SRF News: Mit welchen Eindrücken kehren Sie diesmal aus Moria zurück?

Rodothea Seralidou: So voll, wie ich das Lager diesmal vorgefunden habe, war es noch nie: Die Belegung liegt fast siebenmal über der Kapazität. Das hat dazu geführt, dass sich auch das wilde Camp um das Lager herum extrem ausgeweitet hat – ohne Sanitäranlagen, ohne Strom. Die Menschen leben auf engstem Raum in Zelten. Überall liegt Abfall herum.

Camp auf Moria
Legende: Rund um das offizielle Flüchtlingslager Moria hat sich ein improvisiertes Camp gebildet. Reuters

Am letzten Tag meiner Reise hat es stark geregnet. Das Wasser hat alles weggespült, zwischen den Zelten haben sich richtige Bäche gebildet. Man musste aufpassen, dass man nicht im Matsch stecken bleibt. Dass so viele Menschen und so viele Kinder – ein Drittel der Bewohner sind Kinder – unter solchen schlimmen Bedingungen leben müssen, erschüttert mich bei jedem Besuch des Lagers aufs Neue.

Wie gehen die Menschen in Moria damit um?

Sie fühlen sich im Stich gelassen von der griechischen Regierung und von der Europäischen Union. Das haben alle gesagt, mit denen ich gesprochen habe. Und gleichzeitig versuchen viele, das Beste aus der Situation zu machen. Sie ergreifen Eigeninitiative, gerade weil der Staat hier abwesend ist.

Abfall in einem Bach, ein Kind mitten drin.
Legende: Abfall türmt sich im und um das Camp, in dem jeder dritte Bewohner noch ein Kind ist. Reuters

Die griechische Regierung will dieses Lager und auch andere dieses Jahr schliessen und neue, geschlossene Aufnahme- und Abschiebezentren auf den griechischen Inseln bauen. Was steckt hinter diesen Plänen?

Dieses Vorhaben ist im Rahmen der allgemeinen Flüchtlingspolitik der neuen konservativen Regierung zu sehen.
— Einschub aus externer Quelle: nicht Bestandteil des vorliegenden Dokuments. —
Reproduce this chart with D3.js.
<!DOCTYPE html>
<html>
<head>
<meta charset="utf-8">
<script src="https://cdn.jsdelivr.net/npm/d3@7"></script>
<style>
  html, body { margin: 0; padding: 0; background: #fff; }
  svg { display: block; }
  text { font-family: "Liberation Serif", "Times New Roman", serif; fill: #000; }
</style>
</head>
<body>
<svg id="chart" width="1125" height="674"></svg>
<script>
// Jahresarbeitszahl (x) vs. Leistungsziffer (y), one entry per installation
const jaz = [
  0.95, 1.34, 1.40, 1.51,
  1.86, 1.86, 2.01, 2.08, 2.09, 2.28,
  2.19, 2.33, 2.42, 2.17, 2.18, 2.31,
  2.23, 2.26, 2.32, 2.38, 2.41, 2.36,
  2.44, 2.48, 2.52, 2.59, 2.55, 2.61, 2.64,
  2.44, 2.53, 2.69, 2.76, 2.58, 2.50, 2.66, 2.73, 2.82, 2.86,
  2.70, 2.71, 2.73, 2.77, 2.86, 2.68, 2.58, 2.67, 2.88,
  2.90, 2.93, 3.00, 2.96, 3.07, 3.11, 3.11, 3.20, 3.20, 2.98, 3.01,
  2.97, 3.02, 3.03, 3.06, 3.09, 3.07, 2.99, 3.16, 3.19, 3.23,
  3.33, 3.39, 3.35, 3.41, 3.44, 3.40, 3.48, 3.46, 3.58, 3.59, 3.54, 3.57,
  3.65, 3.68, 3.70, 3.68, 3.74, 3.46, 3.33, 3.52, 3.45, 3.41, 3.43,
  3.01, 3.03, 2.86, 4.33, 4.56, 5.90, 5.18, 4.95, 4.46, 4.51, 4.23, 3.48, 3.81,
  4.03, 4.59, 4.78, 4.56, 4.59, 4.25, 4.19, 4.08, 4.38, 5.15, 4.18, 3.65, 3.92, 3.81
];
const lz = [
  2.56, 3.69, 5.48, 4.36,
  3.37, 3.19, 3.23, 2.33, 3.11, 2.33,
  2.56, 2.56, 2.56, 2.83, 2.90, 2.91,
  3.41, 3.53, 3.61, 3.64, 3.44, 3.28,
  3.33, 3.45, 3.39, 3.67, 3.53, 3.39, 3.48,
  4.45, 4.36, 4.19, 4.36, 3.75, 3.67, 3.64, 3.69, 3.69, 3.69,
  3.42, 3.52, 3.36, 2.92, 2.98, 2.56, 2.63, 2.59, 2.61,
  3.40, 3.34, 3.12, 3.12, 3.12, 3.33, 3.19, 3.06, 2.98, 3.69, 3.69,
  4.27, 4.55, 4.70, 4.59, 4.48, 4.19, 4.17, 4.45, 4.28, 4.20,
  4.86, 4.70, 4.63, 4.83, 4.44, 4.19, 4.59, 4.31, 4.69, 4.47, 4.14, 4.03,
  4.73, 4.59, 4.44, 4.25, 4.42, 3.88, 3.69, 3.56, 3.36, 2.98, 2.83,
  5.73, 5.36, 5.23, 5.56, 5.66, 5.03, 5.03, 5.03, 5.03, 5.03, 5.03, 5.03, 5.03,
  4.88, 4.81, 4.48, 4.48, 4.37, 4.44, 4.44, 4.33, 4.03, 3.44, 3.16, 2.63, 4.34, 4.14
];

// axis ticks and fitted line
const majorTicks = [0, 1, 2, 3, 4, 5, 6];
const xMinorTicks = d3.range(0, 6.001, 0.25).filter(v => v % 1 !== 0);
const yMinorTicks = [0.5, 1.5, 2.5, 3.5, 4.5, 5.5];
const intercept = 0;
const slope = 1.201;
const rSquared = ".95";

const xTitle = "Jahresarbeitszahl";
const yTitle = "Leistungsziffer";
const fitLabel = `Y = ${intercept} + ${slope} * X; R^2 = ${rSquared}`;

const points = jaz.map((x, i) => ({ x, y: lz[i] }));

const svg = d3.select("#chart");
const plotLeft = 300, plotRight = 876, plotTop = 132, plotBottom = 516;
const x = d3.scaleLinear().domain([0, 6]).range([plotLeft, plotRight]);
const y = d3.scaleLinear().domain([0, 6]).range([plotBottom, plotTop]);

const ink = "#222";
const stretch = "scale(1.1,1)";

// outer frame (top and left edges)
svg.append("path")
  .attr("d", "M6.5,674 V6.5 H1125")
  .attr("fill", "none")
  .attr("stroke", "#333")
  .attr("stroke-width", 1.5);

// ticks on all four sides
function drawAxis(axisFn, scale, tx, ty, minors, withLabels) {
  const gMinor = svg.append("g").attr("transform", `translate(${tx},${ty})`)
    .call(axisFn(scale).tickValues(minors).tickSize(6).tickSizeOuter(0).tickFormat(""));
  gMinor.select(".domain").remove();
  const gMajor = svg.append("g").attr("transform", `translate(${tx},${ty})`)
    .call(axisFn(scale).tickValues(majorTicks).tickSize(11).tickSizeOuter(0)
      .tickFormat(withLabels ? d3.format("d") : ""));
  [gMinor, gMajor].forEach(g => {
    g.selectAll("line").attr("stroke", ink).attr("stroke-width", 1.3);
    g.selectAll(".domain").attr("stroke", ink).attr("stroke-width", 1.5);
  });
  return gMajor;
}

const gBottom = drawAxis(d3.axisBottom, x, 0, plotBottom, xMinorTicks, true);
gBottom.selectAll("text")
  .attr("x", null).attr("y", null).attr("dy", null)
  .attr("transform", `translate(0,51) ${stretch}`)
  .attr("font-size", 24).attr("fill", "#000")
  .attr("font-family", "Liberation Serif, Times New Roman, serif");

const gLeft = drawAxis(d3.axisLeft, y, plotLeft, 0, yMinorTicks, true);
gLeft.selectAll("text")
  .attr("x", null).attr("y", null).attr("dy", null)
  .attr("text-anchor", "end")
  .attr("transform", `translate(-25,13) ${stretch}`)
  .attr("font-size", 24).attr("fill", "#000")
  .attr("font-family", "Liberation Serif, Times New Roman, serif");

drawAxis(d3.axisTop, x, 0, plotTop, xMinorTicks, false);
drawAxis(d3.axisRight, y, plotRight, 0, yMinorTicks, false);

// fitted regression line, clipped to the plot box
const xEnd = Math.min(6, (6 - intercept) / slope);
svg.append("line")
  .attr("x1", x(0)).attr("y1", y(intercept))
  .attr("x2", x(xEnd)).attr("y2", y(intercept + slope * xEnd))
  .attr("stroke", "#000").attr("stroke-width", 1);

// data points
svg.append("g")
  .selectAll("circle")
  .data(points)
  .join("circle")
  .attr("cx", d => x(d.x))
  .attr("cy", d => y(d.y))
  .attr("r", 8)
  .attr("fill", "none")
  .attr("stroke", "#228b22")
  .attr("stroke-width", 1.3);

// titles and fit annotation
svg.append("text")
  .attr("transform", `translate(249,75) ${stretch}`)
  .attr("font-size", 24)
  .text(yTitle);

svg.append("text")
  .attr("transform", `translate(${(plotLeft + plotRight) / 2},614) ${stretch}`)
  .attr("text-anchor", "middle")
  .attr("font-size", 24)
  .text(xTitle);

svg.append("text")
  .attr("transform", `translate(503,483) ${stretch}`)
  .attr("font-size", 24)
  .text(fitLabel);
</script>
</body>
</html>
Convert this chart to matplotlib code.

Die Flüchtlinge sollen so weit wie möglich von bewohnten Orten weggebracht werden. Der Zutritt soll streng überwacht werden und sie sollen bis zur Bearbeitung des Asylbescheids dort bleiben müssen. Dabei sollen die Lebensbedingungen besser sein als jetzt.

Die Flüchtlinge sollen so weit wie möglich von bewohnten Orten weggebracht werden.

Noch diese Woche sollen die Lagerprojekte ausgeschrieben werden, sodass Unternehmen, die sich am Bau beteiligen wollen, ihre Angebote machen können. Spätestens im Sommer sollen die neuen Lager dann in Betrieb genommen werden. Auf einer Insel, auf Lesbos, ist das neue Aufnahmezentrum schon fast fertig. Das wird voraussichtlich als erstes aufmachen.

Es geht also etwas, aber eine Verbesserung der Zustände im Flüchtlingslager Moria liegt noch in weiter Ferne?

Die Zahlen sprechen für sich. Über 20'000 Migranten leben im Lager, so viele wie noch nie. Das neue geschlossene Lager soll etwa 7000 beherbergen. Abgeschoben werden bisher nur einige Dutzend Migranten im Monat.

Eine Verbesserung der Zustände? Nein. Unter diesen Umständen ist sie nicht zu erwarten.

Und auf dem Festland ist nicht genug Platz in den Flüchtlingslagern, um die Menschen von Moria dahin zu transportieren. Ganz davon abgesehen, dass die Regierung die Migranten grösstenteils auf den Inseln behalten will, weil sie diese – wie sie sagt – laut EU-Türkei-Deal nur dann in die Türkei abschieben kann. All das zeigt, dass es zumindest eine längere Übergangsphase geben wird, in der Moria weiterhin als Lager genutzt wird. Eine Verbesserung der Zustände? Nein. Unter diesen Umständen ist sie nicht zu erwarten.

Das Gespräch führte Christina Scheidegger.